Nitrogen–phosphorus doped graphitic nano onion-like structures: experimental and theoretical studies

Abstract

Onion-like graphitic structures are of great importance in different fields. Pentagons, heptagons, and octagons are essential features of onion-like graphitic structures that could generate important properties for diverse applications such as anodes in Li metal batteries or the oxygen reduction reaction. These carbon nanomaterials are fullerenes organized in a nested fashion. In this work, we produced graphitic nano onion-like structures containing phosphorus and nitrogen (NP-GNOs), using the aerosol assisted chemical vapor deposition method. The NP-GNOs were grown at high temperature (1020 °C) using ferrocene, trioctylphosphine oxide, benzylamine, and tetrahydrofuran precursors. The morphology, structure, composition, and surface chemistry of NP-GNOs were characterized using different techniques. The NP-GNOs showed diameters of 110–780 nm with Fe-based nanoparticles inside. Thermogravimetric analysis showed that NP-GNOs are thermally stable with an oxidation temperature of 724 °C. The surface chemistry analysis by FTIR and XPS revealed phosphorus–nitrogen codoping, and several functionalities containing C–H, N–H, P–H, P–O, PO, CO, and C–O bonds.

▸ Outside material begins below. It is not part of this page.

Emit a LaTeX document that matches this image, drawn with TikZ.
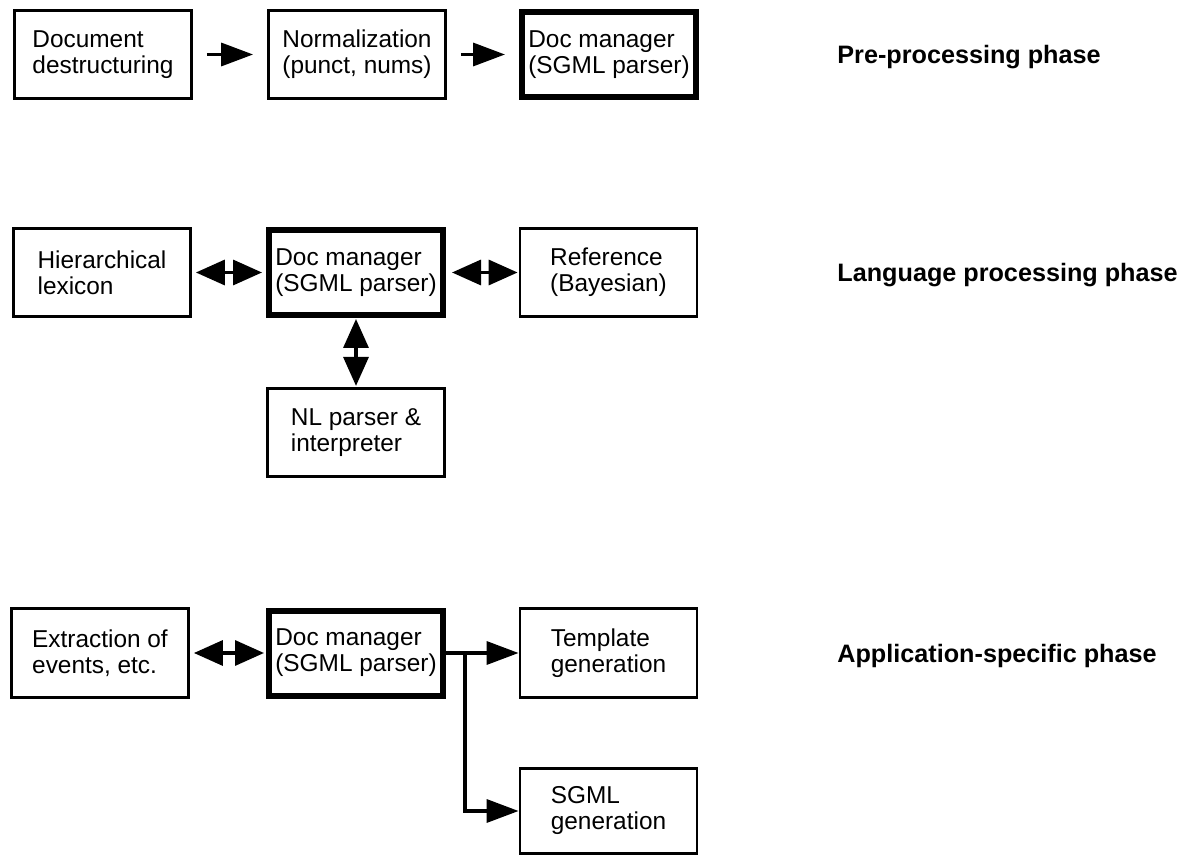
\documentclass[tikz,border=0pt]{standalone}
\usepackage{fontspec}
\setmainfont{Liberation Sans}
\usetikzlibrary{arrows.meta}
\begin{document}
\begin{tikzpicture}[x=0.5pt,y=-0.5pt,
  box/.style={draw, line width=1.4pt, minimum width=88.5pt, minimum height=44.2pt,
    inner sep=0pt, align=left, font=\fontsize{12.2}{13}\selectfont},
  mgr/.style={box, line width=3pt, minimum width=87pt, minimum height=42.5pt},
  phase/.style={anchor=base west, inner sep=0pt, font=\fontsize{12.6}{15}\selectfont\bfseries},
  conn/.style={line width=1.7pt},
  onearrow/.style={conn, -{Triangle[length=16pt,width=11.5pt]}},
  twoarrow/.style={conn, {Triangle[length=14.5pt,width=12.5pt]}-{Triangle[length=14.5pt,width=12.5pt]}},
]
\useasboundingbox (0,0) rectangle (1191,856);
\fill[white] (0,0) rectangle (1191,856);

% Row 1
\node[box] (dd)   at (103,54.5)   {Document\\destructuring};
\node[box] (norm) at (357,54.5)   {Normalization\\(punct, nums)};
\node[mgr] (dm1)  at (609,54.5)   {Doc manager\\(SGML parser)};

% Row 2
\node[box] (hl)  at (102,272.5)   {Hierarchical\\lexicon};
\node[mgr] (dm2) at (356,272.5)   {Doc manager\\(SGML parser)};
\node[box] (ref) at (608.5,272.5) {Reference\\(Bayesian)};
\node[box] (nl)  at (356,432.5)   {NL parser \&\\interpreter};

% Row 3
\node[box] (ex)  at (100,653)   {Extraction of\\events, etc.};
\node[mgr] (dm3) at (356,653)   {Doc manager\\(SGML parser)};
\node[box] (tpl) at (608.5,653) {Template\\generation};
\node[box, minimum height=42.7pt] (sg) at (608.5,811) {SGML\\generation};
\coordinate (br) at (465,653);

% Connectors
\draw[onearrow, shorten <=7pt, shorten >=7pt] (dd) -- (norm);
\draw[onearrow, shorten <=7pt, shorten >=7pt] (norm) -- (dm1);

\draw[twoarrow, shorten <=2pt, shorten >=2pt] (hl) -- (dm2);
\draw[twoarrow, shorten <=3pt, shorten >=0.5pt] (dm2) -- (ref);
\draw[twoarrow, shorten <=0.5pt, shorten >=0.5pt] (dm2) -- (nl);

\draw[twoarrow, shorten <=2pt, shorten >=1pt] (ex) -- (dm3);
\draw[onearrow] (dm3) -- (tpl);
\draw[onearrow] (br) |- (sg.west);

% Phase labels
\node[phase] (p1) at (837,63.5) {Pre-processing phase};
\node[phase] (p2) at (837,281.5) {Language processing phase};
\node[phase] (p3) at (837,662) {Application-specific phase};
\end{tikzpicture}
\end{document}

We show density functional theory calculations of phosphorus–nitrogen doping and functionalized C₂₄₀ fullerenes. We present the optimized structures, electronic density of states, HOMO, and LUMO wave functions for P-doped and OH-functionalized fullerenes. The PO and P–O bonds attributed to phosphates or hydroxyl groups attached to phosphorus atoms doping the NP-GNOs could be useful in improving supercapacitor function.